Germany and Other NATO-Countries Should Campaign for a Democratic Solution to the Kurdish Issue

Fighter Jets Against Gaddafi - Free Pass for Turkey?

The Society for Threatened People’s (STP) demands that after Turkey’s parliamentary elections on June 12, Germany and other NATO-Countries ensure that finally a serious dialogue between Kurdish representatives and the Turkish government will take place. The credibility of the alliance is at risk. The human rights organization criticized that while many NATO-countries are willing to support the democratic movement in Lybia, even through the use of Fighter Jets, they are not willing to do the same within their own ranks. For decades, NATO members have allowed Turkey to deny democratic rights to around 14 million Kurds. Due to the uncompromising attitude of Primeminister Recep Tayyip Erdogan regarding the Kurdish issue, the country is on the brink of a bloody civil war. Keeping in mind the 800,000 Kurds living in Germany, the German Federal Government should increase its efforts for a new "Kurdish Policy”.
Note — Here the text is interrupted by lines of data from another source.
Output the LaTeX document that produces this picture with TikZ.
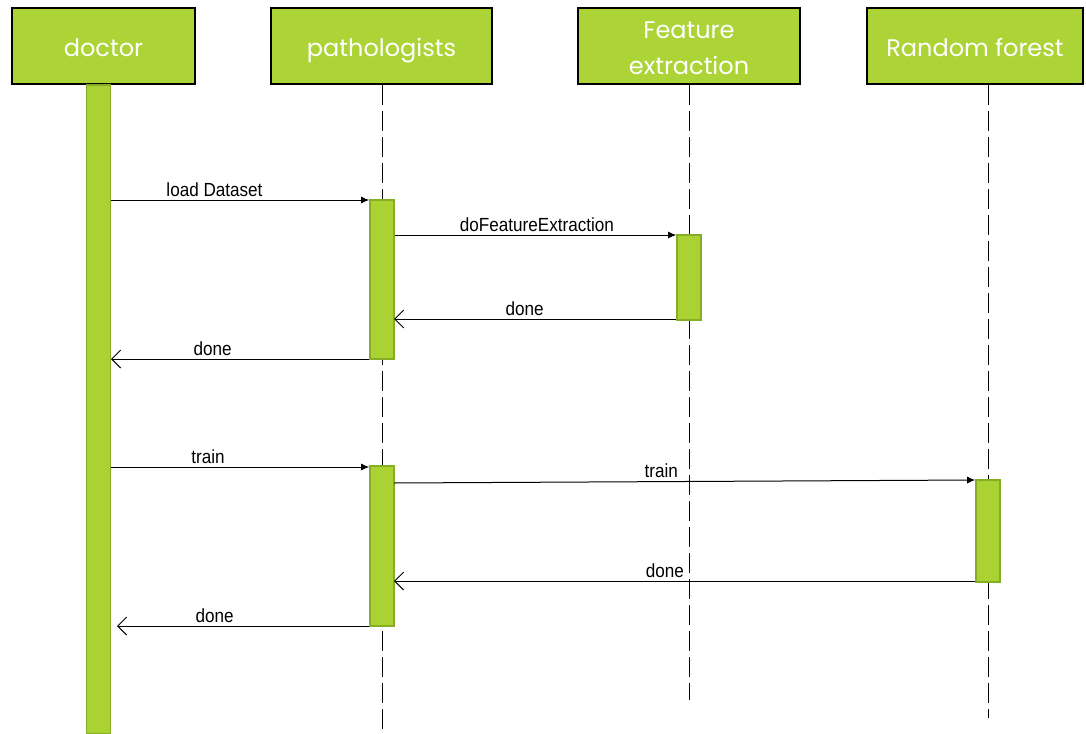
\documentclass[tikz,border=0pt]{standalone}
\usepackage{fontspec}
\setmainfont{Liberation Sans}
\newfontfamily\headfont{Poppins}
\newfontfamily\msgfont{Liberation Sans}[FakeStretch=0.9]
\usetikzlibrary{arrows.meta}
\definecolor{headgreen}{HTML}{ADD436}
\definecolor{barfill}{HTML}{AAD233}
\definecolor{barline}{HTML}{86AD26}
% header captions sit slightly below the box centre
\newcommand{\hdtxt}[1]{\raisebox{-3pt}[\height][\depth]{\begin{tabular}{@{}c@{}}#1\end{tabular}}}
\tikzset{
  headbox/.style={draw=black, line width=2pt, fill=headgreen, text=white,
    minimum height=76pt, inner sep=0pt, align=center,
    font=\headfont\fontsize{24}{36}\selectfont},
  actbar/.style={draw=barline, line width=1.6pt, fill=barfill, minimum width=24pt,
    inner sep=0pt, anchor=north},
  lifeline/.style={black, line width=1pt, dash pattern=on 20pt off 6pt},
  callmsg/.style={black, line width=1pt, -{Latex[length=8pt,width=7pt]}},
  retmsg/.style={black, line width=1pt, -{Straight Barb[length=9pt,width=18pt,line width=1pt]}},
  msglabel/.style={above=3pt, inner sep=0pt, font=\msgfont\fontsize{19}{22}\selectfont}
}
\begin{document}
\begin{tikzpicture}[x=1pt, y=-1pt]
\useasboundingbox (0,0) rectangle (1086,733);

% participant headers
\node[headbox, minimum width=183pt] (doc) at (103.5,46) {\hdtxt{doctor}};
\node[headbox, minimum width=221pt] (path) at (381.5,46) {\hdtxt{pathologists}};
\node[headbox, minimum width=222pt] (feat) at (689,46) {\hdtxt{Feature\\extraction}};
\node[headbox, minimum width=216pt] (rf) at (975,46) {\hdtxt{Random forest}};

% lifeline ends
\coordinate (pathend) at (382,733);
\coordinate (featend) at (689,700);
\coordinate (rfend) at (988,718);

% lifelines
\draw[lifeline] (path.south -| pathend) -- (pathend);
\draw[lifeline] (feat.south -| featend) -- (featend);
\draw[lifeline] (rf.south -| rfend) -- (rfend);

% activation bars
\node[actbar, minimum height=649pt] (docbar) at (98.5,84) {};
\node[actbar, minimum height=159pt] (pbar1) at (382,199) {};
\node[actbar, minimum height=85pt] (fbar) at (689,234) {};
\node[actbar, minimum height=160pt] (pbar2) at (382,465) {};
\node[actbar, minimum height=102pt] (rfbar) at (988,479) {};

% return targets
\coordinate (ret1) at (394,319);
\coordinate (ret2) at (111,359);
\coordinate (ret3) at (394,581);
\coordinate (ret4) at (117,626);
\coordinate (tr2a) at (394,483);

% messages
\draw[callmsg] (docbar.east |- 0,200) -- node[msglabel, pos=0.40] {load Dataset} (pbar1.west |- 0,200);
\draw[callmsg] (pbar1.east |- 0,235) -- node[msglabel, pos=0.505] {doFeatureExtraction} (fbar.west |- 0,235);
\draw[retmsg] (fbar.west |- ret1) -- node[msglabel, pos=0.537] {done} (ret1);
\draw[retmsg] (pbar1.west |- ret2) -- node[msglabel, pos=0.606] {done} (ret2);
\draw[callmsg] (docbar.east |- 0,467) -- node[msglabel, pos=0.375] {train} (pbar2.west |- 0,467);
\draw[callmsg] (tr2a) -- node[msglabel, pos=0.46] {train} (rfbar.west |- 0,480);
\draw[retmsg] (rfbar.west |- ret3) -- node[msglabel, pos=0.534] {done} (ret3);
\draw[retmsg] (pbar2.west |- ret4) -- node[msglabel, pos=0.613] {done} (ret4);
\end{tikzpicture}
\end{document}
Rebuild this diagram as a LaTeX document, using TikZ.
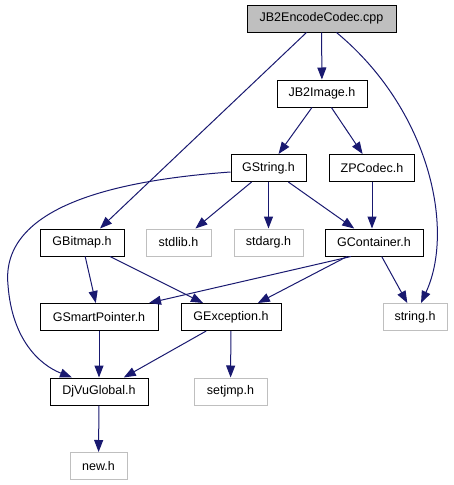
\documentclass[tikz,border=0pt]{standalone}
\usepackage{fontspec}
\setmainfont{Liberation Sans}
\usetikzlibrary{arrows.meta}
\definecolor{edgeblue}{HTML}{191970}
\definecolor{sysgray}{HTML}{BFBFBF}

\begin{document}
\begin{tikzpicture}[x=1pt, y=-1pt,
    file/.style={draw=black, line width=1pt, minimum height=27pt, inner sep=0pt, font=\fontsize{12.5}{14}\selectfont},
    sysfile/.style={file, draw=sysgray},
    dep/.style={draw=edgeblue, line width=1pt, -{Triangle[length=12pt,width=9pt]}}]

    \useasboundingbox (0,0) rectangle (453,485);

    % Files of the project
    \node[file, fill=sysgray, minimum width=149pt] (cpp) at (321.5, 18.5) {JB2EncodeCodec.cpp};
    \node[file, minimum width=90pt] (jbimg) at (322, 93.5) {JB2Image.h};
    \node[file, minimum width=75pt] (gstr) at (268.5, 168) {GString.h};
    \node[file, minimum width=85pt] (zpc) at (372, 168) {ZPCodec.h};
    \node[file, minimum width=84pt] (gbmp) at (82, 242.5) {GBitmap.h};
    \node[file, minimum width=98pt] (gcont) at (374, 242.5) {GContainer.h};
    \node[file, minimum width=118pt] (gsmp) at (99, 317) {GSmartPointer.h};
    \node[file, minimum width=100pt] (gexc) at (231, 317) {GException.h};
    \node[file, minimum width=98pt] (djvu) at (99, 391.5) {DjVuGlobal.h};

    % System headers
    \node[sysfile, minimum width=65pt] (stdlib) at (178.5, 242.5) {stdlib.h};
    \node[sysfile, minimum width=69pt] (stdarg) at (268.5, 242.5) {stdarg.h};
    \node[sysfile, minimum width=64pt] (strh) at (415, 317) {string.h};
    \node[sysfile, minimum width=73pt] (setjmp) at (230.5, 391.5) {setjmp.h};
    \node[sysfile, minimum width=57pt] (newh) at (98.5, 466) {new.h};

    % Straight dependencies
    \draw[dep] (cpp) -- (jbimg);
    \draw[dep] ([xshift=-15pt]cpp.south) -- ([xshift=18pt]gbmp.north);
    \draw[dep] (jbimg) -- (gstr);
    \draw[dep] (jbimg) -- (zpc);
    \draw[dep] (gstr) -- (stdlib);
    \draw[dep] (gstr) -- (stdarg);
    \draw[dep] (gstr) -- (gcont);
    \draw[dep] (zpc.south) -- ([xshift=-2pt]gcont.north);
    \draw[dep] (gbmp) -- (gsmp);
    \draw[dep] (gbmp) -- (gexc);
    \draw[dep] ([xshift=-23pt]gcont.south) -- ([xshift=50pt]gsmp.north);
    \draw[dep] (gcont) -- (gexc);
    \draw[dep] (gcont) -- (strh);
    \draw[dep] (gsmp) -- (djvu);
    \draw[dep] (gexc) -- (djvu);
    \draw[dep] (gexc) -- (setjmp);
    \draw[dep] (djvu) -- (newh);

    % Curved dependencies
    \draw[dep] ([xshift=15pt]cpp.south) .. controls (430,110) and (455,230) .. ([xshift=6pt]strh.north);
    \draw[dep] ([yshift=-4pt]gstr.west) .. controls (120,180) and (0,205) .. (8,285)
        .. controls (12,340) and (40,365) .. ([xshift=-27pt]djvu.north);

\end{tikzpicture}
\end{document}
STP reported that hostilities between Turks and Kurds increased enormously in the run-up to the elections. Again and again bloody skirmishes flared up between the army and the Kurdistan Worker’s Party PKK. Erdogan’s AKP party and the Ultranationalist MHP have led a very aggressive election campaign against the Kurdish ethnic group and also stoked religious hate. Erdogan publicly put in to question the Kurdish belongingness to Islam with the rationale that they belonged to a pre-islamic time of the Zoroastrian religious community. Furthermore, many Kurds boycotted the "state mosques” in the past weeks and performed their Friday prayers in public places. The religous affiliation of individual ethnic groups was also exploited in campaign advertisements on state-run TV.

Since the Kurdish Newroz celebration on March 21, of 2011, the Turkish government has arrested Kurdish politicians, human rights activists, journalists, clergy, teachers and others. In mid-April, the state election commission tried to prevent twelve prominent applicants from their candidacies by pointing out their earlier jail sentences. Among them were the Kurds Leyla Zana, Hatip Dicle (imprisoned) and ?erafettin Elçi. Peaceful protests were supressed by security forces. More than 2,500 Kurds were arrested. 596 Kurds had already been indicted under for poltical reasons in the second half of 2010. In total, they are facing 1,219 years in prison.

The vast majority of the more than 14 million Kurds, the Assyrian-Arameans, Armenians, Laz people, and Yezidi have lost their trust in Erdogan’s reform plans. They want a new and diverse Turkey with a new constitution that guarantees the linguistic, cultural, and political rights of all ethnic groups and religious communities.